The long hours spent filming is a major problem for underage actors. As many already know, actors spend extremely long hours on the sets, and this also applies to the child actors. Their schedules are difficult to change, and sometimes, they spend their whole day shooting, including the weekends and holidays. According to a 2010 survey conducted by the National Youth Policy Institute (NYPI), 25.9% of the 103 celebrities under the age of 18 worked around 8 to 17 hours, which is more than the average work time of an adult employer.
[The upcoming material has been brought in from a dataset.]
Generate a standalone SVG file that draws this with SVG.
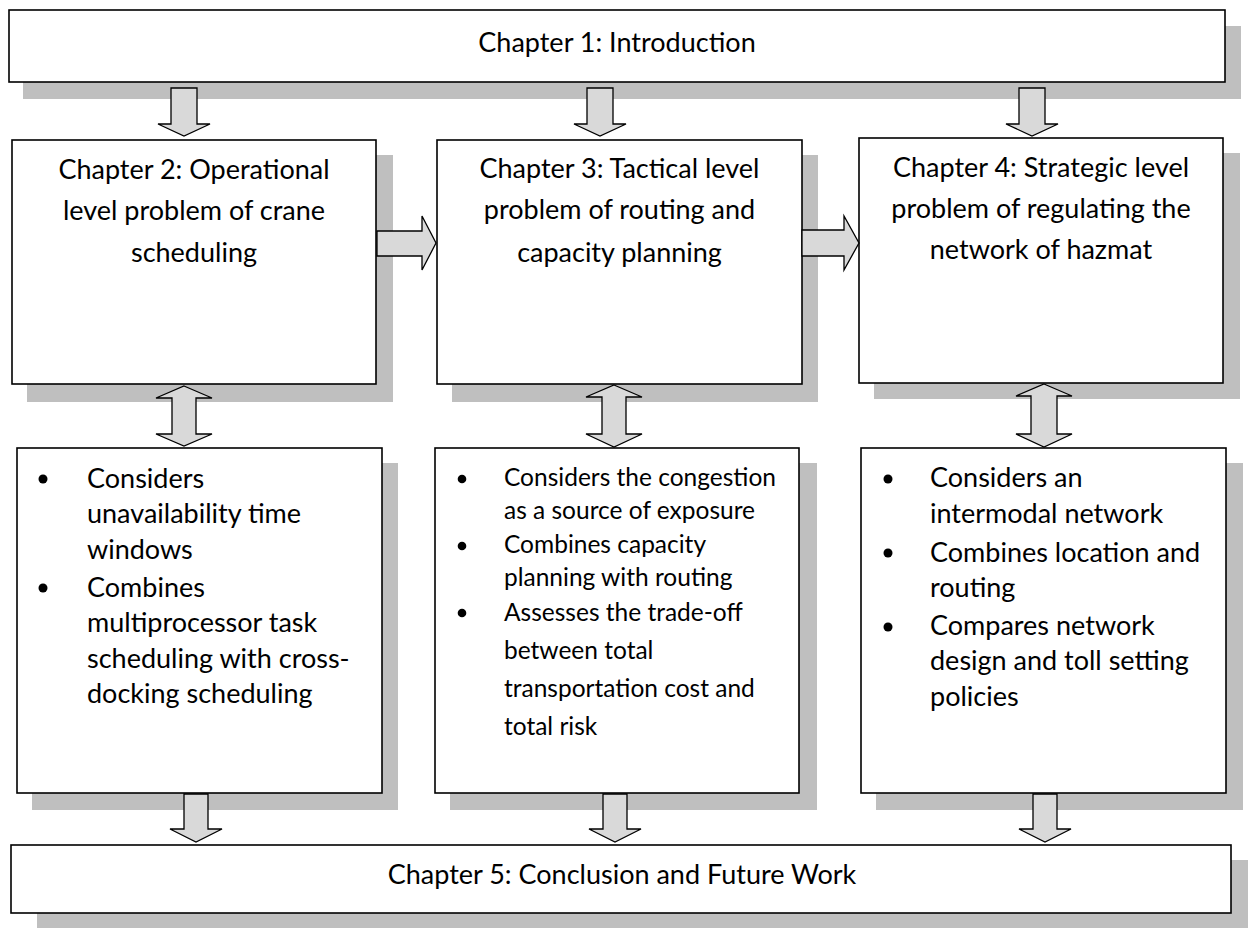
<svg xmlns="http://www.w3.org/2000/svg" width="1250" height="931" viewBox="0 0 1250 931">
  <style>
    .shadow { fill: #bfbfbf; }
    .box { fill: #ffffff; stroke: #000000; stroke-width: 1.6; }
    .arrow { fill: #d9d9d9; stroke: #000000; stroke-width: 1.3; stroke-linejoin: miter; }
    .title { font-family: Lato, "Liberation Sans", sans-serif; font-size: 27px; fill: #000; text-anchor: middle; }
    .item { font-family: Lato, "Liberation Sans", sans-serif; font-size: 27px; fill: #000; }
    .item-sm { font-family: Lato, "Liberation Sans", sans-serif; font-size: 24.5px; fill: #000; }
    .dot { fill: #000; }
  </style>
  <rect width="1250" height="931" fill="#ffffff"/>

  <!-- Chapter 1 -->
  <g id="ch1">
    <rect class="shadow" x="23" y="26" width="1218" height="73"/>
    <rect class="box" x="9" y="10" width="1216" height="72"/>
    <text class="title" x="617" y="52">Chapter 1: Introduction</text>
  </g>

  <!-- Chapter 2 -->
  <g id="ch2">
    <rect class="shadow" x="27" y="155" width="366" height="247"/>
    <rect class="box" x="12" y="140" width="364" height="244"/>
    <text class="title" x="194" y="179">Chapter 2: Operational</text>
    <text class="title" x="194" y="220">level problem of crane</text>
    <text class="title" x="194" y="262">scheduling</text>
  </g>

  <!-- Chapter 3 -->
  <g id="ch3">
    <rect class="shadow" x="452" y="155" width="366" height="247"/>
    <rect class="box" x="437" y="140" width="365" height="244"/>
    <text class="title" x="619.5" y="178">Chapter 3: Tactical level</text>
    <text class="title" x="619.5" y="219">problem of routing and</text>
    <text class="title" x="619.5" y="262">capacity planning</text>
  </g>

  <!-- Chapter 4 -->
  <g id="ch4">
    <rect class="shadow" x="874" y="153" width="366" height="246"/>
    <rect class="box" x="859" y="138" width="364" height="245"/>
    <text class="title" x="1041" y="177">Chapter 4: Strategic level</text>
    <text class="title" x="1041" y="218">problem of regulating the</text>
    <text class="title" x="1041" y="259">network of hazmat</text>
  </g>

  <!-- Chapter 2 contributions -->
  <g id="ch2-points">
    <rect class="shadow" x="32" y="463" width="366" height="347"/>
    <rect class="box" x="17" y="448" width="365" height="345"/>
    <circle class="dot" cx="43" cy="479" r="4.5"/>
    <circle class="dot" cx="43" cy="588" r="4.5"/>
    <text class="item" x="87" y="488">Considers</text>
    <text class="item" x="87" y="523">unavailability time</text>
    <text class="item" x="87" y="559">windows</text>
    <text class="item" x="87" y="597">Combines</text>
    <text class="item" x="87" y="632">multiprocessor task</text>
    <text class="item" x="87" y="668">scheduling with cross-</text>
    <text class="item" x="87" y="703">docking scheduling</text>
  </g>

  <!-- Chapter 3 contributions -->
  <g id="ch3-points">
    <rect class="shadow" x="450" y="463" width="367" height="347"/>
    <rect class="box" x="435" y="448" width="364" height="345"/>
    <circle class="dot" cx="462" cy="479" r="4.3"/>
    <circle class="dot" cx="462" cy="546" r="4.3"/>
    <circle class="dot" cx="462" cy="613" r="4.3"/>
    <text class="item-sm" x="504" y="486">Considers the congestion</text>
    <text class="item-sm" x="504" y="519">as a source of exposure</text>
    <text class="item-sm" x="504" y="553">Combines capacity</text>
    <text class="item-sm" x="504" y="586">planning with routing</text>
    <text class="item-sm" x="504" y="621">Assesses the trade-off</text>
    <text class="item-sm" x="504" y="659">between total</text>
    <text class="item-sm" x="504" y="697">transportation cost and</text>
    <text class="item-sm" x="504" y="735">total risk</text>
  </g>

  <!-- Chapter 4 contributions -->
  <g id="ch4-points">
    <rect class="shadow" x="876" y="463" width="367" height="347"/>
    <rect class="box" x="861" y="448" width="365" height="345"/>
    <circle class="dot" cx="888" cy="479" r="4.5"/>
    <circle class="dot" cx="888" cy="553" r="4.5"/>
    <circle class="dot" cx="888" cy="627" r="4.5"/>
    <text class="item" x="930" y="487">Considers an</text>
    <text class="item" x="930" y="523">intermodal network</text>
    <text class="item" x="930" y="562">Combines location and</text>
    <text class="item" x="930" y="597">routing</text>
    <text class="item" x="930" y="635">Compares network</text>
    <text class="item" x="930" y="670">design and toll setting</text>
    <text class="item" x="930" y="706">policies</text>
  </g>

  <!-- Chapter 5 -->
  <g id="ch5">
    <rect class="shadow" x="37" y="860" width="1211" height="68"/>
    <rect class="box" x="11" y="845" width="1220" height="68"/>
    <text class="title" x="622" y="884">Chapter 5: Conclusion and Future Work</text>
  </g>

  <!-- Block arrows between chapters -->
  <g id="connectors">
    <!-- Chapter 1 down to chapters 2, 3, 4 -->
    <path class="arrow" d="M171,88 H197 V124 H210 L184,136 L158,124 H171 Z"/>
    <path class="arrow" d="M587,88 H613 V124 H626 L600,136 L574,124 H587 Z"/>
    <path class="arrow" d="M1019,88 H1045 V124 H1058 L1032,136 L1006,124 H1019 Z"/>
    <!-- Chapter 2 to 3, chapter 3 to 4 -->
    <path class="arrow" d="M377,231 H422 V216 L436,243 L422,270 V256 H377 Z"/>
    <path class="arrow" d="M802,230 H844 V216 L859,243 L844,270 V256 H802 Z"/>
    <!-- Chapters to their contribution lists -->
    <path class="arrow" d="M184,386 L212,398 H196 V434 H212 L184,446 L156,434 H172 V398 H156 Z"/>
    <path class="arrow" d="M614,385 L642,397 H626 V434 H642 L614,447 L586,434 H602 V397 H586 Z"/>
    <path class="arrow" d="M1044,384 L1072,396 H1057 V434 H1072 L1044,447 L1016,434 H1031 V396 H1016 Z"/>
    <!-- Contribution lists down to chapter 5 -->
    <path class="arrow" d="M184,794 H208 V829 H222 L196,842 L170,829 H184 Z"/>
    <path class="arrow" d="M603,794 H627 V829 H641 L615,842 L589,829 H603 Z"/>
    <path class="arrow" d="M1033,794 H1057 V829 H1071 L1045,842 L1019,829 H1033 Z"/>
  </g>
</svg>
Moreover, since most of the young actors dedicate their time shooting, many of them are not able to attend school and receive a proper education. According to the same survey by NYPI, only 72.9% of the respondents answered that their education rights were not properly secured. It has become common for these young actors to drop out of mandatory education courses such as middle and high school.
   In July 2014, The Ministry of Culture, Sports and Tourism enforced a law to protect child actors. The law states that celebrities under the age of 15 should not work over 35 hours per week, and are forbidden to work between 10 p.m. and 6 a.m. without their or their parent’s consent. However, this law is not strictly followed. A director who interviewed for an article for Baby News revealed that the majority of the staff in this business are not even aware of this law. And even if they are, there are no specific punishments when this law is not followed.
Meanwhile, child actors in the United States and the United Kingdom are well protected by law. In the United States, depending on the young actor’s age, there are strict limits to his or her working hours. For instance, a six-year-old actor can only film up to three hours, a nine-year-old up to six hours, a sixteen-year-old up to seven hours, and so forth. Additionally, every child actor has a “Studio Teacher,” who teaches her or him in the filming set. In the United Kingdom, the Children and Young Persons Act (1963) requires the staff to get a license from the local authority and parents that allows the children to film. Once the authorities confirm that the child’s education and health will be taken care of, the license is granted. Even with the license, the children can only film for less than four hours a day. One of the reasons why the Harry Potter series took such a long time to film was because most of the characters were still young, and these strict rules had to be followed.
 South Korea should also impose strict time limits on young actors, and harsh punishments should be given to those who do not follow this law. It is unreasonable that young celebrities are not given the basic priorities, such as rest and education, due to the long shooting hours. Participating in this area should be a fun experience for the children—not a painful one.